In the 1970s, the Center for Independent Education invited me to discussions of improving schools by creating competition through parental choice by instituting a California voucher system. Rather than public schools directly receiving education funds, parents would receive the education funds in the form of vouchers that they could give to the school of their choice. The focus was on applying free market principles to education, similar to DeVos’s later plans but without the emphasis on faithbased schools. The discussions also included the use of tax credits where parents would pay school tuition, claim the tuition as tax credit and then receive it back as a tax refund.

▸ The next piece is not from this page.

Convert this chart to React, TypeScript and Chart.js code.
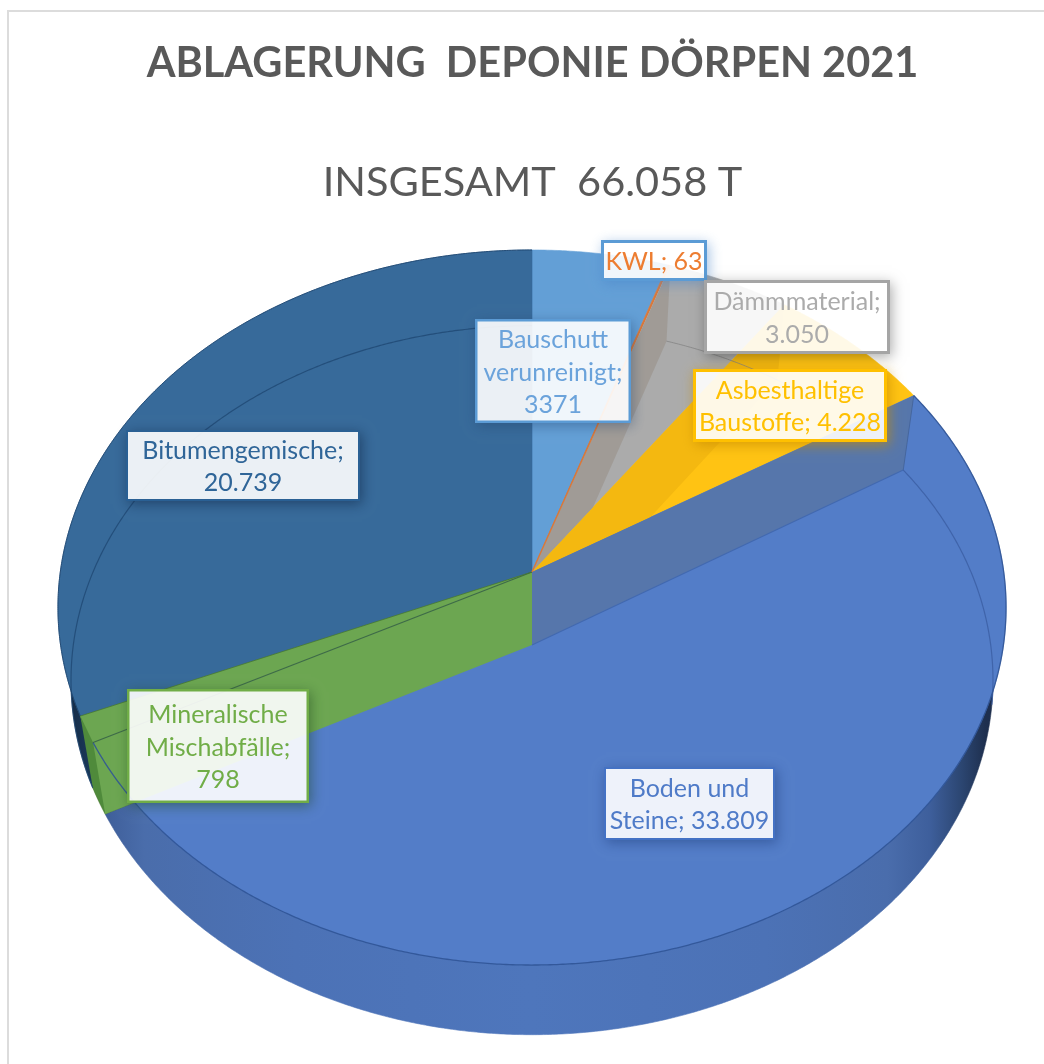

In 1972, the Center for Independent Education and the Institute for Humane Studies co-sponsored a scholarly conference on compulsory schooling in Milwaukee.6 The result was the publication of a collection of essays under the critical education title, The Ttvelve-Year Sentence.7 A recent descriptive blurb for the book emphasizes the radical nature of its attack on traditional public schools:

In the Twelve-Year Sentence, seven discerning scholars and attorneys launch a comprehensive attack upon compulsory school attendance in America, a system which, in effect, “guarantees jobs for teachers and secure positions for anonymous school administrators” while, at the same time, “mass-producing mediocre multitudes.” Still relevant, this is a book for all those who, sensing that there is something fundamentally wrong with America's public school system, have nevertheless been unable to point with precision to what the fault truly is. Until now.8

At the Milwaukee conference I met Charles Hamilton, who was starting a new publishing company called Free Life Editions. I showed him a finished manuscript, which he agreed to publish as The Primer of Libertarian Education. In the introduction, I wrote,

Libertarian theories of education are a product of the belief that any successful radical change in society partly depends upon changes in the character structure and attitudes of the population: a new society cannot be born unless a new person is born that can function within it. Radical pedagogy is concerned with new forms of socialization that will encourage non-authoritarian and revolutionary character structures. Thus, radical pedagogy encompasses not only traditional modes of learning within the school and also methods of child rearing and the organization of the family.9

These early discussions of a public school monopoly through vouchers, tax credits and charter schools emphasized free market competition between schools, leading to better schools and freer minds. However, these early discussions were taken over by religious groups upset with the Supreme Court’s school prayer and Bible reading decisions.